I mean, the bratty scientist all but put his baseball-cap on backwards, jumped on his skateboard, and zoomed down the ramp saying “You can’t cramp my style, Daddy-O!  I’m goin’ on an Alien Safari!”

I think Wipeout might have started playing here, but it’s all such a blur now.

Now, even conceding that this ship was run only on a quasi-military protocol, and that the scientists were not technically part of the chain of command– doesn’t the captain, or at least Charlize Theron (whatever her position is), sort of make decisions about when you can go abroad and come aboard in harbor?

Is this really what their vision of the future is?  Trillion dollar spacecraft with discipline looser than in a Montessori school, and chains of command more vague and open to interpretation than in an Andy Kaufman Show writers room?
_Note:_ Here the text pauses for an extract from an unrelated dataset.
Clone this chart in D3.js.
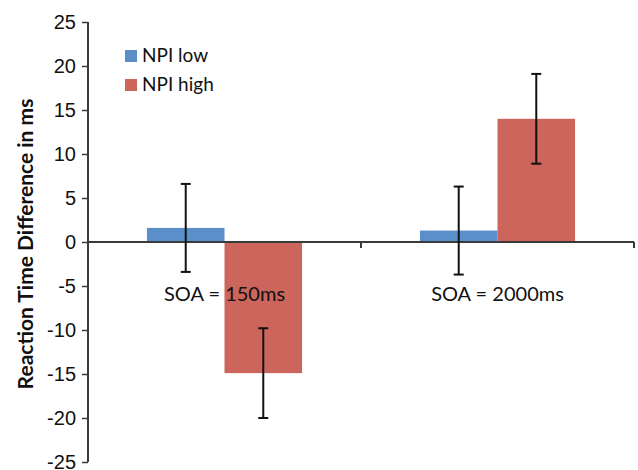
<!DOCTYPE html>
<html>
<head>
<meta charset="utf-8">
<script src="https://cdn.jsdelivr.net/npm/d3@7"></script>
<style>
  body { margin: 0; background: #fff; }
  svg { font-family: Lato, "Open Sans", sans-serif; }
</style>
</head>
<body>
<script>
const w = 638;
const h = 470;

// data
const categories = ["SOA = 150ms", "SOA = 2000ms"];
const series = ["NPI low", "NPI high"];
const npiLow = [1.6, 1.3];
const npiHigh = [-14.9, 14.0];
const errLow = [5.0, 5.0];
const errHigh = [5.1, 5.1];
const yTicks = [-25, -20, -15, -10, -5, 0, 5, 10, 15, 20, 25];

const colors = { "NPI low": "#5a8fc9", "NPI high": "#cc655b" };
const axisColor = "#3a3a3a";

const rows = [];
categories.forEach((c, i) => {
  rows.push({ cat: c, s: "NPI low", v: npiLow[i], e: errLow[i] });
  rows.push({ cat: c, s: "NPI high", v: npiHigh[i], e: errHigh[i] });
});

const plotLeft = 88, plotRight = 634, plotTop = 22, plotBottom = 462;

const svg = d3.select("body").append("svg").attr("width", w).attr("height", h);

// scales
const x0 = d3.scaleBand().domain(categories).range([plotLeft, plotRight]);
const x1 = d3.scaleBand().domain(series).range([0, x0.bandwidth()]).paddingOuter(0.76);
const y = d3.scaleLinear().domain([-25, 25]).range([plotBottom, plotTop]);

//bars
svg
  .selectAll("rect.bar")
  .data(rows)
  .enter()
  .append("rect")
  .attr("class", "bar")
  .attr("x", (d) => x0(d.cat) + x1(d.s))
  .attr("width", x1.bandwidth())
  .attr("y", (d) => y(Math.max(0, d.v)))
  .attr("height", (d) => Math.abs(y(d.v) - y(0)))
  .style("fill", (d) => colors[d.s]);

// y axis
const yAxis = d3.axisLeft(y).tickValues(yTicks).tickSize(6).tickPadding(6).tickFormat(d3.format("d"));
const gy = svg
  .append("g")
  .attr("transform", "translate(" + plotLeft + ",0)")
  .call(yAxis);
gy.select(".domain").attr("stroke", axisColor).attr("stroke-width", 2).attr("d", "M0," + plotTop + "V" + plotBottom);
gy.selectAll(".tick line").attr("stroke", axisColor).attr("stroke-width", 1.5);
gy.selectAll(".tick text")
  .style("font-size", "20px")
  .style("fill", "#111")
  .text((d) => (d < 0 ? "-" + Math.abs(d) : d));

// x axis at zero
svg
  .append("line")
  .attr("x1", plotLeft)
  .attr("x2", plotRight)
  .attr("y1", y(0))
  .attr("y2", y(0))
  .attr("stroke", axisColor)
  .attr("stroke-width", 2);

const bounds = categories.map((c) => x0(c)).concat([plotRight]);
svg
  .selectAll("line.xtick")
  .data(bounds.slice(1))
  .enter()
  .append("line")
  .attr("class", "xtick")
  .attr("x1", (d) => d)
  .attr("x2", (d) => d)
  .attr("y1", y(0))
  .attr("y2", y(0) + 6)
  .attr("stroke", axisColor)
  .attr("stroke-width", 2);

// error bars
const err = svg.selectAll("g.err").data(rows).enter().append("g").attr("class", "err");
const cx = (d) => x0(d.cat) + x1(d.s) + x1.bandwidth() / 2;
err
  .append("line")
  .attr("x1", cx)
  .attr("x2", cx)
  .attr("y1", (d) => y(d.v + d.e))
  .attr("y2", (d) => y(d.v - d.e))
  .attr("stroke", "#111")
  .attr("stroke-width", 2);
[1, -1].forEach((sgn) => {
  err
    .append("line")
    .attr("x1", (d) => cx(d) - 5)
    .attr("x2", (d) => cx(d) + 5)
    .attr("y1", (d) => y(d.v + sgn * d.e))
    .attr("y2", (d) => y(d.v + sgn * d.e))
    .attr("stroke", "#111")
    .attr("stroke-width", 2);
});

// category labels
svg
  .selectAll("text.cat")
  .data(categories)
  .enter()
  .append("text")
  .attr("class", "cat")
  .attr("x", (d) => x0(d) + x0.bandwidth() / 2)
  .attr("y", 301)
  .attr("text-anchor", "middle")
  .style("font-size", "20px")
  .style("fill", "#111")
  .text((d) => d);

// y title
svg
  .append("text")
  .attr("transform", "translate(33," + (plotTop + plotBottom + 4) / 2 + ") rotate(-90)")
  .attr("text-anchor", "middle")
  .style("font-size", "21px")
  .style("font-weight", "bold")
  .style("fill", "#111")
  .text("Reaction Time Difference in ms");

//legend
const legend = svg
  .selectAll("g.legend")
  .data(series)
  .enter()
  .append("g")
  .attr("class", "legend")
  .attr("transform", (d, i) => "translate(125," + (50 + i * 29) + ")");
legend
  .append("rect")
  .attr("width", 12)
  .attr("height", 12)
  .style("fill", (d) => colors[d]);
legend
  .append("text")
  .attr("x", 17)
  .attr("y", 12)
  .style("font-size", "19px")
  .style("fill", "#111")
  .text((d) => d);
</script>
</body>
</html>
Even in Alien, the ship had a military heirarchy of command, and that was some sort of civilian-type salvage or transport ship.  I always thought that the arguments in Alien about what to do next were caused by the fact that the actual captain, Dallas, died fairly early, which meant that the untested Ripley assumed command during an emergency, and hadn’t yet been accepted by the crew.  That is, it was atypical, caused by catastrophic circumstances.

But the mutiny in Prometheus comes immediately, when everything is going okay. 

So, in the future, when your commanding officer gives you a direct order, there are two valid responses:  “Yes, sir!” is preferred, but “Nah, bro” is also acceptable.